Selecting Hardware
Once performance becomes a concern, however, there are several factors that can contribute to the overall performance bottlenecks: disk throughput and capacity, memory, networking, and CPU. When scaling Kafka very large, there can also be constraints on the number of partitions that a single broker can handle due to the amount of metadata that needs to be updated. Once you have determined which performance types are the most critical for your environment, you can select an optimized hardware configuration appropriate for your budget.
Disk Throughput
The performance of producer clients will be most directly influenced by the throughput of the broker disk that is used for storing log segments. Kafka messages must be committed to local storage when they are produced, and most clients will wait until at least one broker has confirmed that messages have been committed before considering the send successful. This means that faster disk writes will equal lower produce latency.
SSDs have drastically lower seek and access times and will provide the best performance.
HDDs, on the other hand, are more economical and provide more capacity per unit. You can also improve the performance of HDDs by using more of them in a broker, whether by having multiple data directories or by setting up the drives in a redundant array of independent disks (RAID) configuration.
Other factors, such as the specific drive technology (e.g., serial attached storage or serial ATA), as well as the quality of the drive controller, will affect throughput.
Generally, observations show that HDD drives are typically more useful for clusters with very high storage needs but aren’t accessed as often, while SSDs are better options if there is a very large number of client connections.
Disk Capacity
The amount of disk capacity that is needed is determined by how many messages need to be retained at any time.
If the broker is expected to receive 1 TB of traffic each day, with 7 days of retention, then the broker will need a minimum of 7 TB of usable storage for log segments. You should also factor in at least 10% overhead for other files, in addition to any buffer that you wish to maintain for fluctuations in traffic or growth over time.
Storage capacity is one of the factors to consider when sizing a Kafka cluster and determining when to expand it. The total traffic for a cluster can be balanced across the cluster by having multiple partitions per topic, which will allow additional brokers to augment the available capacity if the density on a single broker will not suffice. The decision on how much disk capacity is needed will also be informed by the replication strategy chosen for the cluster.
Memory
The messages the consumer is reading from a topic are optimally stored in the system’s page cache, resulting in faster reads than if the broker has to reread the messages from disk. Therefore, having more memory available to the system for page cache will improve the performance of consumer clients.
Kafka itself does not need much heap memory configured for the Java Virtual Machine (JVM). Even a broker that is handling 150,000 messages per second and a data rate of 200 megabits per second can run with a 5 GB heap. The rest of the system memory will be used by the page cache and will benefit Kafka by allowing the system to cache log segments in use.

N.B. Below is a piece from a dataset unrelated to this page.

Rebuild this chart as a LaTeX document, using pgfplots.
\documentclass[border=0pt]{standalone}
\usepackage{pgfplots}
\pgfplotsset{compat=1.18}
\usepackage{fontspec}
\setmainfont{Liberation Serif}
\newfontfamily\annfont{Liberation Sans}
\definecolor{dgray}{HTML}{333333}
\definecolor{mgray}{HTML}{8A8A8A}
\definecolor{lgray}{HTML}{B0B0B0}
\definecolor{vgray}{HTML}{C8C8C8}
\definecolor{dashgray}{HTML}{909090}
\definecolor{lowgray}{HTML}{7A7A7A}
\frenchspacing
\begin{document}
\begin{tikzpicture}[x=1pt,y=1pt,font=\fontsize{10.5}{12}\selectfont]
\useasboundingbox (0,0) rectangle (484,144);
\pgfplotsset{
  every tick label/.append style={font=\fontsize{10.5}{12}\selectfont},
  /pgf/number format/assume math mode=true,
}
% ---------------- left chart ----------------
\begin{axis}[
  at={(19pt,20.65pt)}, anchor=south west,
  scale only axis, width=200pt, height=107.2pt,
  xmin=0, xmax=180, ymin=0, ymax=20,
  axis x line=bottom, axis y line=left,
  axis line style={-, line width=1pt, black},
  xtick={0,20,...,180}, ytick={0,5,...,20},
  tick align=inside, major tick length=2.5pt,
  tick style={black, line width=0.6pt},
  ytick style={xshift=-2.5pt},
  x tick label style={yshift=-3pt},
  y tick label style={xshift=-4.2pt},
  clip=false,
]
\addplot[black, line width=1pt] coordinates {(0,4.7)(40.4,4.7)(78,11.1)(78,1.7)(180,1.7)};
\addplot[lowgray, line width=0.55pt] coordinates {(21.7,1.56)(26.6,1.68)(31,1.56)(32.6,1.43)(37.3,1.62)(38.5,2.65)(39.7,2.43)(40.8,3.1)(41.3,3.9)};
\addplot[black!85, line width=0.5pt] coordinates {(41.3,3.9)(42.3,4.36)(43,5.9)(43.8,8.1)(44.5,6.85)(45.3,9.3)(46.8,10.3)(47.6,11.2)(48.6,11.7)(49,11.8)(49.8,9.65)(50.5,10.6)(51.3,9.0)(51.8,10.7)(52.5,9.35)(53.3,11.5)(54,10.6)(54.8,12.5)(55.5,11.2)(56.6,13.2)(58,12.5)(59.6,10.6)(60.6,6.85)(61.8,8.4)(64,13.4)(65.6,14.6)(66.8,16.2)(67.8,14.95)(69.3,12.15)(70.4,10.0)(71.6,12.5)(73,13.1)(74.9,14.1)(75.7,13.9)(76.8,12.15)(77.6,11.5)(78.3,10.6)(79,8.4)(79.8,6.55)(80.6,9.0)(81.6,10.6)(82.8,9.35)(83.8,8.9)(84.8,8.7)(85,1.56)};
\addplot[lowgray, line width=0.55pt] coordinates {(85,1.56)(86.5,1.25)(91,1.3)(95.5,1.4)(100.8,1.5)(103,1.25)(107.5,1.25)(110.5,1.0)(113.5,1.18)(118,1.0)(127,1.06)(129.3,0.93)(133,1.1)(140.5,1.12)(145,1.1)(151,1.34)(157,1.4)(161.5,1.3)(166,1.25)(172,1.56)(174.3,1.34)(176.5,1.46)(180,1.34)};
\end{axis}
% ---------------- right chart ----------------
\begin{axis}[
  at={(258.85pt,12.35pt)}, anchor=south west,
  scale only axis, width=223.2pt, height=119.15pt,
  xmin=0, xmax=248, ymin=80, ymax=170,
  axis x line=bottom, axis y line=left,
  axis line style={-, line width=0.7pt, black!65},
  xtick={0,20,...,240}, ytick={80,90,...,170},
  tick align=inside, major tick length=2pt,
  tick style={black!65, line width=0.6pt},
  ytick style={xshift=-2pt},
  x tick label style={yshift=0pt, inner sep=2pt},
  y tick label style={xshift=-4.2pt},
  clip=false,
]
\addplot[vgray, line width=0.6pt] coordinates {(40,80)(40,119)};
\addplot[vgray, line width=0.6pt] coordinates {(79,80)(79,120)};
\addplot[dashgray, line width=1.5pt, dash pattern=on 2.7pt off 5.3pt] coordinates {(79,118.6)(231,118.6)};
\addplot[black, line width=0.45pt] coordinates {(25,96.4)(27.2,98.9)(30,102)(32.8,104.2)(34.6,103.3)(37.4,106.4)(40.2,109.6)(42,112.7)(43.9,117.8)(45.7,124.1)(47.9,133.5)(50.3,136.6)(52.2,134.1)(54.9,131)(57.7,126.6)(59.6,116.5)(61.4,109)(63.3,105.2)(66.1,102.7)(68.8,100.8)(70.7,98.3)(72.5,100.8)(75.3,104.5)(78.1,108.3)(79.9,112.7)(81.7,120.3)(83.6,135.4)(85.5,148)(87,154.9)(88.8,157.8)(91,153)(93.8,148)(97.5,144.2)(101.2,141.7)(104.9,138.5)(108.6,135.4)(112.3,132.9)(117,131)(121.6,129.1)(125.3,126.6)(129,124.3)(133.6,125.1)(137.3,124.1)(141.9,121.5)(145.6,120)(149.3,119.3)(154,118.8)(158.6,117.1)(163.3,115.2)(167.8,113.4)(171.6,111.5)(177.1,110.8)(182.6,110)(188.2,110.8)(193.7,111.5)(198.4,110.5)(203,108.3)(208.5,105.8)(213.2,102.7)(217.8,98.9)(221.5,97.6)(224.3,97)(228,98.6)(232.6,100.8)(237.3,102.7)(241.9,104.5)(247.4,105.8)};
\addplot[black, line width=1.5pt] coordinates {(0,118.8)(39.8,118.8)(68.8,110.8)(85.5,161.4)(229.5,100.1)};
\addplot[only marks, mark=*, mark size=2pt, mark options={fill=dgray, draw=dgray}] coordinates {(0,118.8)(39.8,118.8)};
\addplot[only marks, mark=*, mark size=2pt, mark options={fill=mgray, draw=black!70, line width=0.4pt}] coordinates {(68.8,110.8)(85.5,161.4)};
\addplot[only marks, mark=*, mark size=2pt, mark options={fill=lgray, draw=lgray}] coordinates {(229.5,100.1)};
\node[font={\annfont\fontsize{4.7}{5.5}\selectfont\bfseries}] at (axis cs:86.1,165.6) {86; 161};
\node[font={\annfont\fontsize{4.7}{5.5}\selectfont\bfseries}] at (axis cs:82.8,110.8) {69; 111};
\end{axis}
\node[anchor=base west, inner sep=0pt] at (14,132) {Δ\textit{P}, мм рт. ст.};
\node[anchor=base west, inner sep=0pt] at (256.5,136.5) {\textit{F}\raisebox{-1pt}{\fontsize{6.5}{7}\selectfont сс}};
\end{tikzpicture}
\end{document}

This is the main reason it is not recommended to have Kafka colocated on a system with any other significant application, as it will have to share the use of the page cache. This will decrease the consumer performance for Kafka.
Networking
The available network throughput will specify the maximum amount of traffic that Kafka can handle. This can be a governing factor, combined with disk storage, for cluster sizing. This is complicated by the inherent imbalance between inbound and outbound network usage that is created by Kafka’s support for multiple consumers. A producer may write 1 MB per second for a given topic, but there could be any number of consumers that create a multiplier on the outbound network usage.
Other operations, such as cluster replication and mirroring, will also increase requirements. Should the network interface become saturated, it is not uncommon for cluster replication to fall behind, which can leave the cluster in a vulnerable state. To prevent the network from being a major governing factor, it is recommended to run with at least 10 Gb NICs (Network Interface Cards).
CPU
Processing power is not as important as disk and memory until you begin to scale Kafka very large, but it will affect overall performance of the broker to some extent. Ideally, clients should compress messages to optimize network and disk usage. The Kafka broker must decompress all message batches, however, in order to validate the of the individual messages and assign offsets. It then needs to recompress the message batch in order to store it on disk. This is where most of Kafka’s requirement for processing power comes from. This should not be the primary factor in selecting hardware, however, unless clusters become very large with hundreds of nodes and millions of partitions in a single cluster. At that point, selecting more performant CPU can help reduce cluster sizes.
Kafka in AWS Cloud
A good place to start on decisions is with the amount of data retention required, followed by the performance needed from the producers.
If very low latency is necessary, I/O optimized instances utilizing local SSD storage might be required. Otherwise, ephemeral storage (such as the Amazon Elastic Block Store) might be sufficient.
A common choice in AWS is either the m4 or r3 instance types. The m4 will allow for greater retention periods, but the throughput to the disk will be less because it is on elastic block storage. The r3 instance will have much better throughput with local SSD drives, but those drives will limit the amount of data that can be retained. For the best of both worlds, it may be necessary to move up to either the i2 or d2 instance types, but they are significantly more expensive.